[Start of Available data]

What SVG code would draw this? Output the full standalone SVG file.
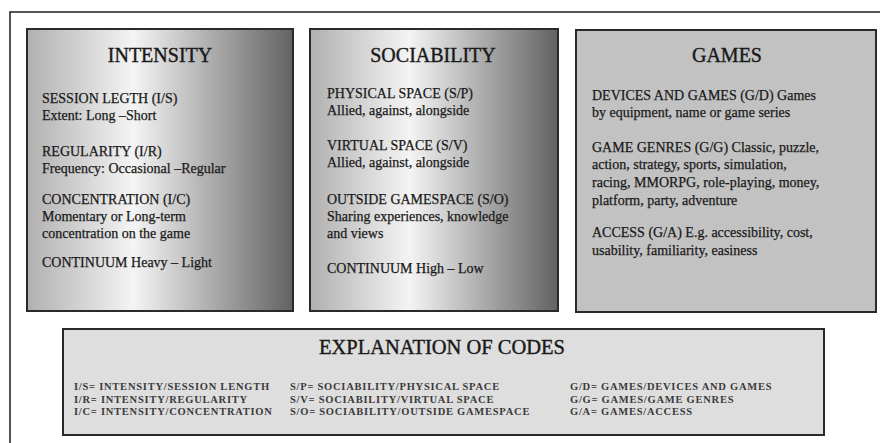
<svg xmlns="http://www.w3.org/2000/svg" width="880" height="443" viewBox="0 0 880 443">
  <defs>
    <linearGradient id="gradBox" x1="0" y1="0" x2="1" y2="0">
      <stop offset="0" stop-color="#b0b0b0"/>
      <stop offset="0.4" stop-color="#f4f4f4"/>
      <stop offset="1" stop-color="#626262"/>
    </linearGradient>
  </defs>
  <style>
    .frame { fill: none; stroke: #2a2a2a; stroke-width: 1.6; }
    .box { stroke: #2a2a2a; stroke-width: 2; }
    .grad { fill: url(#gradBox); }
    .games { fill: #c2c2c2; }
    .expl { fill: #dedede; }
    text { font-family: "Liberation Serif", "Times New Roman", serif; fill: #1a1a1a; stroke: #1a1a1a; stroke-width: 0.25; }
    .title { font-size: 20px; text-anchor: middle; stroke-width: 0.4; }
    .body { font-size: 14px; }
    .etitle { font-size: 20.5px; text-anchor: middle; stroke-width: 0.4; }
    .code { font-size: 10.5px; font-weight: bold; letter-spacing: 0.75px; fill: #3a3a3a; stroke: none; }
  </style>
  <rect x="0" y="0" width="880" height="443" fill="#ffffff"/>
  <rect class="frame" x="10" y="12" width="890" height="450"/>

  <g id="intensity">
    <rect class="box grad" x="27" y="29" width="266" height="282"/>
    <text class="title" x="160" y="62">INTENSITY</text>
    <text class="body" x="42" y="103">SESSION LEGTH (I/S)</text>
    <text class="body" x="42" y="120">Extent: Long –Short</text>
    <text class="body" x="42" y="156">REGULARITY (I/R)</text>
    <text class="body" x="42" y="173">Frequency: Occasional –Regular</text>
    <text class="body" x="42" y="204">CONCENTRATION (I/C)</text>
    <text class="body" x="42" y="221">Momentary or Long-term</text>
    <text class="body" x="42" y="238">concentration on the game</text>
    <text class="body" x="42" y="267">CONTINUUM Heavy – Light</text>
  </g>

  <g id="sociability">
    <rect class="box grad" x="310" y="29" width="248" height="282"/>
    <text class="title" x="433" y="62">SOCIABILITY</text>
    <text class="body" x="327" y="98">PHYSICAL SPACE (S/P)</text>
    <text class="body" x="327" y="115">Allied, against, alongside</text>
    <text class="body" x="327" y="150">VIRTUAL SPACE (S/V)</text>
    <text class="body" x="327" y="167">Allied, against, alongside</text>
    <text class="body" x="327" y="204">OUTSIDE GAMESPACE (S/O)</text>
    <text class="body" x="327" y="221">Sharing experiences, knowledge</text>
    <text class="body" x="327" y="238">and views</text>
    <text class="body" x="327" y="273">CONTINUUM High – Low</text>
  </g>

  <g id="games">
    <rect class="box games" x="576" y="30" width="300" height="282"/>
    <text class="title" x="727" y="62">GAMES</text>
    <text class="body" x="592" y="100">DEVICES AND GAMES (G/D) Games</text>
    <text class="body" x="592" y="117">by equipment, name or game series</text>
    <text class="body" x="592" y="152">GAME GENRES (G/G) Classic, puzzle,</text>
    <text class="body" x="592" y="169">action, strategy, sports, simulation,</text>
    <text class="body" x="592" y="187">racing, MMORPG, role-playing, money,</text>
    <text class="body" x="592" y="205">platform, party, adventure</text>
    <text class="body" x="592" y="237">ACCESS (G/A) E.g. accessibility, cost,</text>
    <text class="body" x="592" y="255">usability, familiarity, easiness</text>
  </g>

  <g id="explanation">
    <rect class="box expl" x="63" y="329" width="761" height="106"/>
    <text class="etitle" x="442" y="354">EXPLANATION OF CODES</text>
    <text class="code" x="74" y="390">I/S= INTENSITY/SESSION LENGTH</text>
    <text class="code" x="74" y="403">I/R= INTENSITY/REGULARITY</text>
    <text class="code" x="74" y="415">I/C= INTENSITY/CONCENTRATION</text>
    <text class="code" x="290" y="390">S/P= SOCIABILITY/PHYSICAL SPACE</text>
    <text class="code" x="290" y="403">S/V= SOCIABILITY/VIRTUAL SPACE</text>
    <text class="code" x="290" y="415">S/O= SOCIABILITY/OUTSIDE GAMESPACE</text>
    <text class="code" x="570" y="390">G/D= GAMES/DEVICES AND GAMES</text>
    <text class="code" x="570" y="403">G/G= GAMES/GAME GENRES</text>
    <text class="code" x="570" y="415">G/A= GAMES/ACCESS</text>
  </g>

  <g id="connectors"></g>
</svg>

[End of Available data]

Aim of the task: Send back the data above word for word, with the pictures left out.

Completed task:
What SVG code would draw this? Output the full standalone SVG file.
<svg xmlns="http://www.w3.org/2000/svg" width="880" height="443" viewBox="0 0 880 443">
  <defs>
    <linearGradient id="gradBox" x1="0" y1="0" x2="1" y2="0">
      <stop offset="0" stop-color="#b0b0b0"/>
      <stop offset="0.4" stop-color="#f4f4f4"/>
      <stop offset="1" stop-color="#626262"/>
    </linearGradient>
  </defs>
  <style>
    .frame { fill: none; stroke: #2a2a2a; stroke-width: 1.6; }
    .box { stroke: #2a2a2a; stroke-width: 2; }
    .grad { fill: url(#gradBox); }
    .games { fill: #c2c2c2; }
    .expl { fill: #dedede; }
    text { font-family: "Liberation Serif", "Times New Roman", serif; fill: #1a1a1a; stroke: #1a1a1a; stroke-width: 0.25; }
    .title { font-size: 20px; text-anchor: middle; stroke-width: 0.4; }
    .body { font-size: 14px; }
    .etitle { font-size: 20.5px; text-anchor: middle; stroke-width: 0.4; }
    .code { font-size: 10.5px; font-weight: bold; letter-spacing: 0.75px; fill: #3a3a3a; stroke: none; }
  </style>
  <rect x="0" y="0" width="880" height="443" fill="#ffffff"/>
  <rect class="frame" x="10" y="12" width="890" height="450"/>

  <g id="intensity">
    <rect class="box grad" x="27" y="29" width="266" height="282"/>
    <text class="title" x="160" y="62">INTENSITY</text>
    <text class="body" x="42" y="103">SESSION LEGTH (I/S)</text>
    <text class="body" x="42" y="120">Extent: Long –Short</text>
    <text class="body" x="42" y="156">REGULARITY (I/R)</text>
    <text class="body" x="42" y="173">Frequency: Occasional –Regular</text>
    <text class="body" x="42" y="204">CONCENTRATION (I/C)</text>
    <text class="body" x="42" y="221">Momentary or Long-term</text>
    <text class="body" x="42" y="238">concentration on the game</text>
    <text class="body" x="42" y="267">CONTINUUM Heavy – Light</text>
  </g>

  <g id="sociability">
    <rect class="box grad" x="310" y="29" width="248" height="282"/>
    <text class="title" x="433" y="62">SOCIABILITY</text>
    <text class="body" x="327" y="98">PHYSICAL SPACE (S/P)</text>
    <text class="body" x="327" y="115">Allied, against, alongside</text>
    <text class="body" x="327" y="150">VIRTUAL SPACE (S/V)</text>
    <text class="body" x="327" y="167">Allied, against, alongside</text>
    <text class="body" x="327" y="204">OUTSIDE GAMESPACE (S/O)</text>
    <text class="body" x="327" y="221">Sharing experiences, knowledge</text>
    <text class="body" x="327" y="238">and views</text>
    <text class="body" x="327" y="273">CONTINUUM High – Low</text>
  </g>

  <g id="games">
    <rect class="box games" x="576" y="30" width="300" height="282"/>
    <text class="title" x="727" y="62">GAMES</text>
    <text class="body" x="592" y="100">DEVICES AND GAMES (G/D) Games</text>
    <text class="body" x="592" y="117">by equipment, name or game series</text>
    <text class="body" x="592" y="152">GAME GENRES (G/G) Classic, puzzle,</text>
    <text class="body" x="592" y="169">action, strategy, sports, simulation,</text>
    <text class="body" x="592" y="187">racing, MMORPG, role-playing, money,</text>
    <text class="body" x="592" y="205">platform, party, adventure</text>
    <text class="body" x="592" y="237">ACCESS (G/A) E.g. accessibility, cost,</text>
    <text class="body" x="592" y="255">usability, familiarity, easiness</text>
  </g>

  <g id="explanation">
    <rect class="box expl" x="63" y="329" width="761" height="106"/>
    <text class="etitle" x="442" y="354">EXPLANATION OF CODES</text>
    <text class="code" x="74" y="390">I/S= INTENSITY/SESSION LENGTH</text>
    <text class="code" x="74" y="403">I/R= INTENSITY/REGULARITY</text>
    <text class="code" x="74" y="415">I/C= INTENSITY/CONCENTRATION</text>
    <text class="code" x="290" y="390">S/P= SOCIABILITY/PHYSICAL SPACE</text>
    <text class="code" x="290" y="403">S/V= SOCIABILITY/VIRTUAL SPACE</text>
    <text class="code" x="290" y="415">S/O= SOCIABILITY/OUTSIDE GAMESPACE</text>
    <text class="code" x="570" y="390">G/D= GAMES/DEVICES AND GAMES</text>
    <text class="code" x="570" y="403">G/G= GAMES/GAME GENRES</text>
    <text class="code" x="570" y="415">G/A= GAMES/ACCESS</text>
  </g>

  <g id="connectors"></g>
</svg>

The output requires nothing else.